## Source excerpt

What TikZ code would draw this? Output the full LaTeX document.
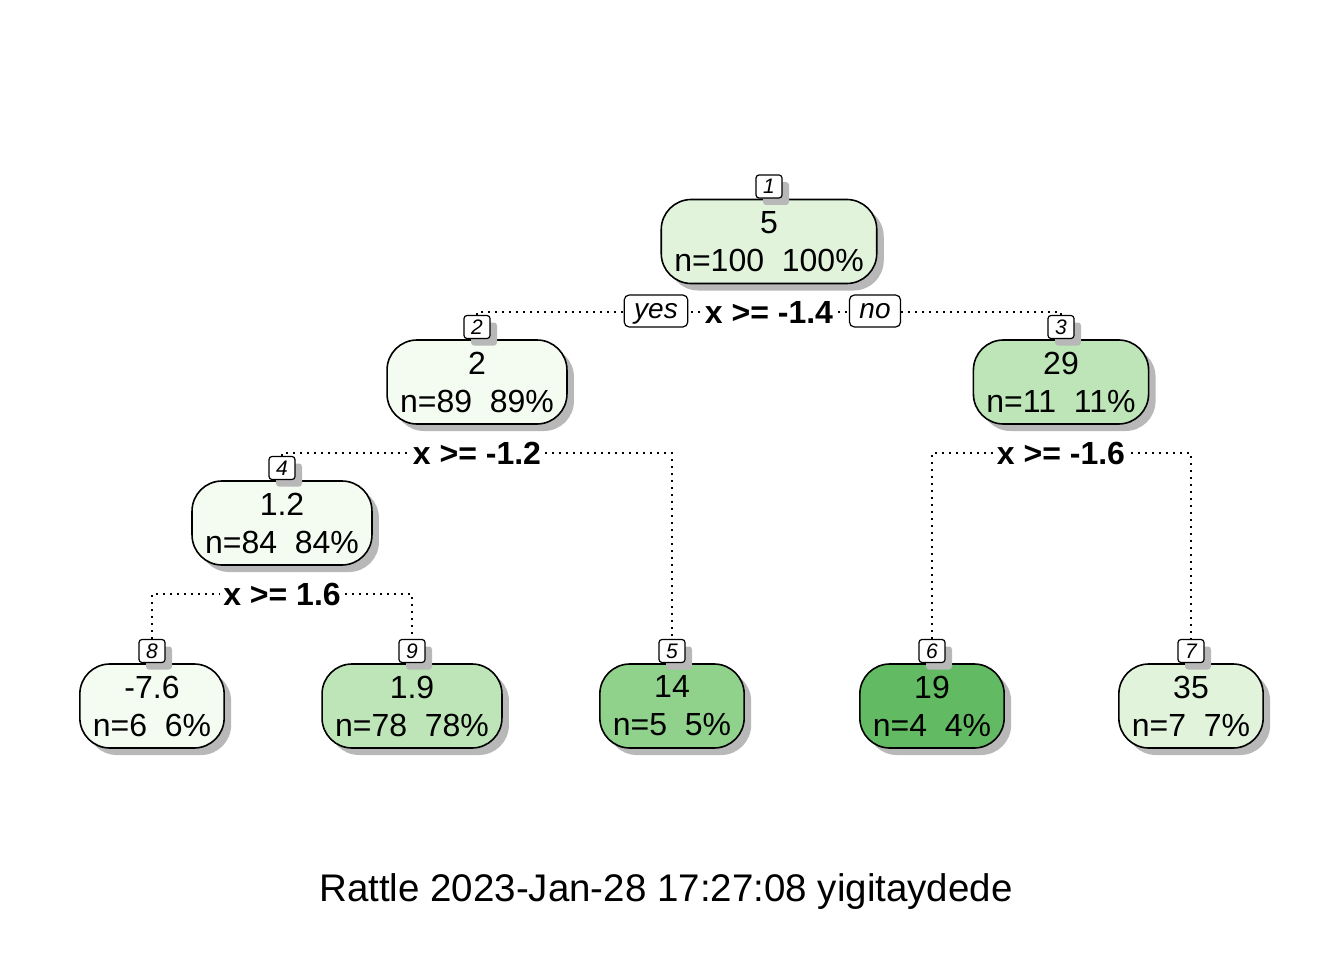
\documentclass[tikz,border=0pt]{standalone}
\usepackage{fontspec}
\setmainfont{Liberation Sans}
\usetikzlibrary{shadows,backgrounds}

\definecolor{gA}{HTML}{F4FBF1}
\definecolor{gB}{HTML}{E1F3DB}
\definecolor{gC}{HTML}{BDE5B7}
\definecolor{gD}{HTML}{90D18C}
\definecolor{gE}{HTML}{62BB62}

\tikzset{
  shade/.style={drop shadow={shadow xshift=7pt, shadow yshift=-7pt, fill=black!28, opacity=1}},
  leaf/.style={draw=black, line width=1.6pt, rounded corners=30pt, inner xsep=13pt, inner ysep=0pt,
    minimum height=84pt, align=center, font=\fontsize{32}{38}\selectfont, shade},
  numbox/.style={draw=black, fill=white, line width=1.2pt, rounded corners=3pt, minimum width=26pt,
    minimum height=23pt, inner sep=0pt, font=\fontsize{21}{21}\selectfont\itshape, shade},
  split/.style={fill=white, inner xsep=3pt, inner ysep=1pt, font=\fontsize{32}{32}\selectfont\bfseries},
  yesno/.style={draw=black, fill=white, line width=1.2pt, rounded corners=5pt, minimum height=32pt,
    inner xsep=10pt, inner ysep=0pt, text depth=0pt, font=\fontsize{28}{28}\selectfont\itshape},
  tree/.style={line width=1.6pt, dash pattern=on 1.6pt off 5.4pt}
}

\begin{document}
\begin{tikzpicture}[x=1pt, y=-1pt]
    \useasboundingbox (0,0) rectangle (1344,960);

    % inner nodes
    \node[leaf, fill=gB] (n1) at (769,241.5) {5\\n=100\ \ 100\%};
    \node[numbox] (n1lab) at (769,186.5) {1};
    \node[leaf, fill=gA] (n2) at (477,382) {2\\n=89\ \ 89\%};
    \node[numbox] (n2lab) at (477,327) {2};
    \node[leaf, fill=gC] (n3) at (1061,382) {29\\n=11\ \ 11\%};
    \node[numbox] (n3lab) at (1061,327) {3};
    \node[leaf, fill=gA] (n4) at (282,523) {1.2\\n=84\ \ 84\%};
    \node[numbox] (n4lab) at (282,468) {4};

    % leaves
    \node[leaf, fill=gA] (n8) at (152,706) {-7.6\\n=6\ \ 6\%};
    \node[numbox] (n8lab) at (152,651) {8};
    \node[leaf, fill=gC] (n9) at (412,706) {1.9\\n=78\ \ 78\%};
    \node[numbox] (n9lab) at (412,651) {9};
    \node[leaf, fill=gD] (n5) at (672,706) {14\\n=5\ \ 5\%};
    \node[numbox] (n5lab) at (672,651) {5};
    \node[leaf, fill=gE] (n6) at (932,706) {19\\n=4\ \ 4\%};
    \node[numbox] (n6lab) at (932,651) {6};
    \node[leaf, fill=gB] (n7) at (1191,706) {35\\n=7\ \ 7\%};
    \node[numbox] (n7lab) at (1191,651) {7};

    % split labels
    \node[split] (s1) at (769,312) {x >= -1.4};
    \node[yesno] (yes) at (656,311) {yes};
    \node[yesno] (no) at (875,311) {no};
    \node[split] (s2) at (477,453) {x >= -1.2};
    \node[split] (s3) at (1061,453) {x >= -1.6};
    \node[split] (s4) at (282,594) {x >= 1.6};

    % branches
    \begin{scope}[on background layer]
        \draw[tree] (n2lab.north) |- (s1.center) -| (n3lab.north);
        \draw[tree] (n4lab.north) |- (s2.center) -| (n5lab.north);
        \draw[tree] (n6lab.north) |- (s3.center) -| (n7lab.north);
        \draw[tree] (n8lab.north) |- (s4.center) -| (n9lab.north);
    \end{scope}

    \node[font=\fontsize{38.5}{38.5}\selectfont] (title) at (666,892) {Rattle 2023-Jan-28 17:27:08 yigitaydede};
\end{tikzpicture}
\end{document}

## Short problem
Without the pictures, return the listing above from its first line through the line that has "(n4lab) at (282,468)".

## Response to the exercise
What TikZ code would draw this? Output the full LaTeX document.
\documentclass[tikz,border=0pt]{standalone}
\usepackage{fontspec}
\setmainfont{Liberation Sans}
\usetikzlibrary{shadows,backgrounds}

\definecolor{gA}{HTML}{F4FBF1}
\definecolor{gB}{HTML}{E1F3DB}
\definecolor{gC}{HTML}{BDE5B7}
\definecolor{gD}{HTML}{90D18C}
\definecolor{gE}{HTML}{62BB62}

\tikzset{
  shade/.style={drop shadow={shadow xshift=7pt, shadow yshift=-7pt, fill=black!28, opacity=1}},
  leaf/.style={draw=black, line width=1.6pt, rounded corners=30pt, inner xsep=13pt, inner ysep=0pt,
    minimum height=84pt, align=center, font=\fontsize{32}{38}\selectfont, shade},
  numbox/.style={draw=black, fill=white, line width=1.2pt, rounded corners=3pt, minimum width=26pt,
    minimum height=23pt, inner sep=0pt, font=\fontsize{21}{21}\selectfont\itshape, shade},
  split/.style={fill=white, inner xsep=3pt, inner ysep=1pt, font=\fontsize{32}{32}\selectfont\bfseries},
  yesno/.style={draw=black, fill=white, line width=1.2pt, rounded corners=5pt, minimum height=32pt,
    inner xsep=10pt, inner ysep=0pt, text depth=0pt, font=\fontsize{28}{28}\selectfont\itshape},
  tree/.style={line width=1.6pt, dash pattern=on 1.6pt off 5.4pt}
}

\begin{document}
\begin{tikzpicture}[x=1pt, y=-1pt]
    \useasboundingbox (0,0) rectangle (1344,960);

    % inner nodes
    \node[leaf, fill=gB] (n1) at (769,241.5) {5\\n=100\ \ 100\%};
    \node[numbox] (n1lab) at (769,186.5) {1};
    \node[leaf, fill=gA] (n2) at (477,382) {2\\n=89\ \ 89\%};
    \node[numbox] (n2lab) at (477,327) {2};
    \node[leaf, fill=gC] (n3) at (1061,382) {29\\n=11\ \ 11\%};
    \node[numbox] (n3lab) at (1061,327) {3};
    \node[leaf, fill=gA] (n4) at (282,523) {1.2\\n=84\ \ 84\%};
    \node[numbox] (n4lab) at (282,468) {4};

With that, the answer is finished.